Commanders and leaders
- Moktar Ould Daddah Col. Ahmed Ould Bouceif Lt-Col. Mohammed Khouna Ould Heydallah: El-Ouali Mustapha Sayed †

Strength
- +400 under Ahmed Ould Bouceif: +500 (several hundred guerrillas)

Casualties and losses
- 4 killed, +10 injured: 100–200 killed

= Nouakchott raid (1976) =

The raid on Nouakchott in June 1976 was a significant military operation carried out by the Polisario Front, a Western Saharan guerrilla group, against the Mauritanian capital, Nouakchott. Led by their leader El-Ouali Mustapha Sayed, the Polisario forces aimed to overthrow the regime of President Moktar Ould Daddah.

== Prelude ==
In early June 1976, a force of several hundred Polisario guerrillas, led by El-Ouali Mustapha Sayed, embarked on a raid from their rear base in Tindouf, Algeria. The convoy consisted of approximately a hundred vehicles, including several Berliet-Algerian trucks loaded with ammunition, communication equipment, fuel, and supplies. They were equipped with heavy weaponry, such as 120mm mortars and 110mm recoilless Russian cannons. Surprisingly, there were also "anti-aircraft ramps," although these were not utilized during the raid.

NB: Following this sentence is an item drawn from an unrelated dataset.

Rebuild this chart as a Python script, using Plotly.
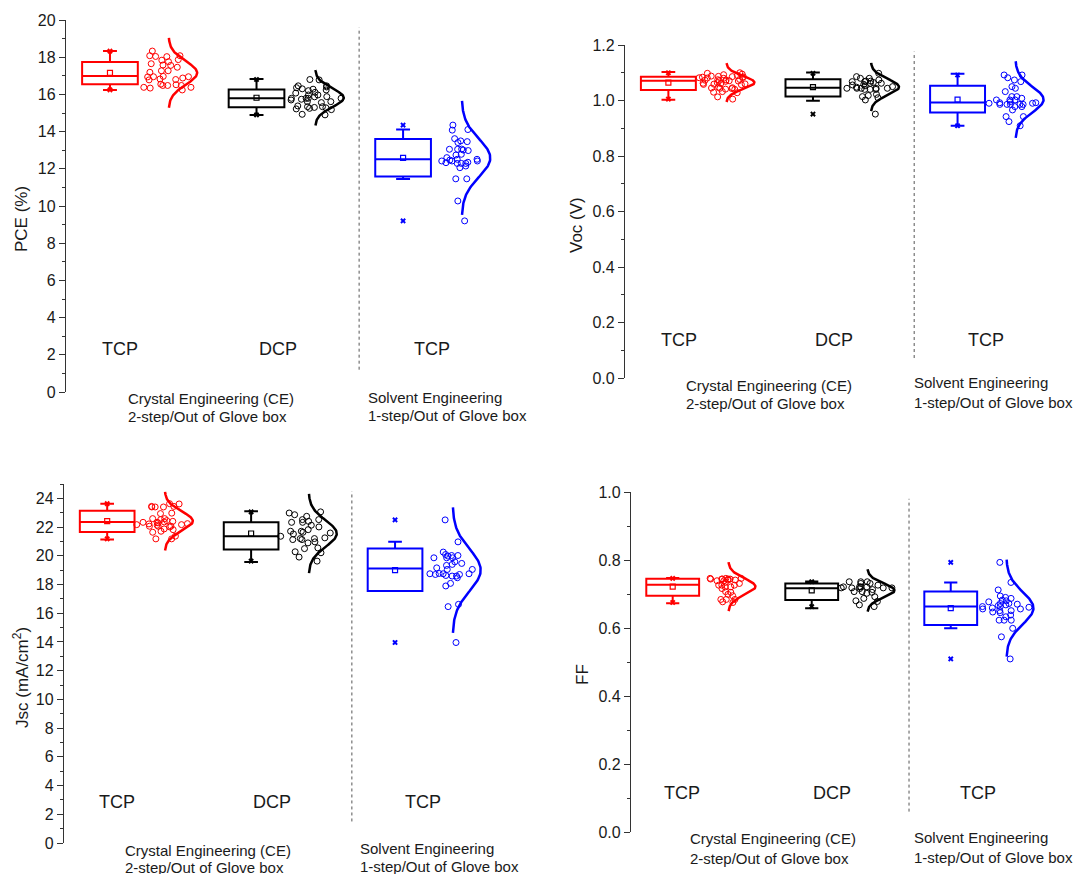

The main objective of the raid was to reach Nouakchott, the capital of Mauritania, which had been left practically undefended as most of the country's armed forces were stationed far to the north. The Polisario forces planned to launch an attack on President Moktar Ould Daddah's residence.

== Initial skirmishes and raid ==
The Polisario convoy was spotted by a Mauritanian pilot on June 5, near the town of Zouérate, which led to the Mauritanian forces realizing the true objective of the Polisario's raid. Responding swiftly, Mauritanian forces, under the command of Lt.-Col. Ahmed Ould Bouceif, sent 400 troops to intercept the Polisario before they could reach Nouakchott. Despite Mauritanian efforts, the Polisario guerrillas reached the outskirts of the capital on June 8.

On the morning of June 8, the Polisario forces managed to shell the grounds of President Ould Daddah's residence for approximately 30 minutes. However, due to the absence of the element of surprise and reinforced Mauritanian defenses, they had to retreat.

== Casualties and aftermath ==
The retreat of the Polisario forces was met with fierce resistance from Mauritanian troops, particularly near the settlement of Bennichab on June 9. Hundreds of insurgents were killed in the ensuing battle. Notably, the raid resulted in the death of Polisario's Secretary-General, El Ouali, and his military deputy, about 100 kilometers north of Nouakchott. Polisario forces suffered over 200 casualties, and almost an equal number were taken as prisoners. On the Mauritanian side, four soldiers lost their lives, and around ten were injured during the raid.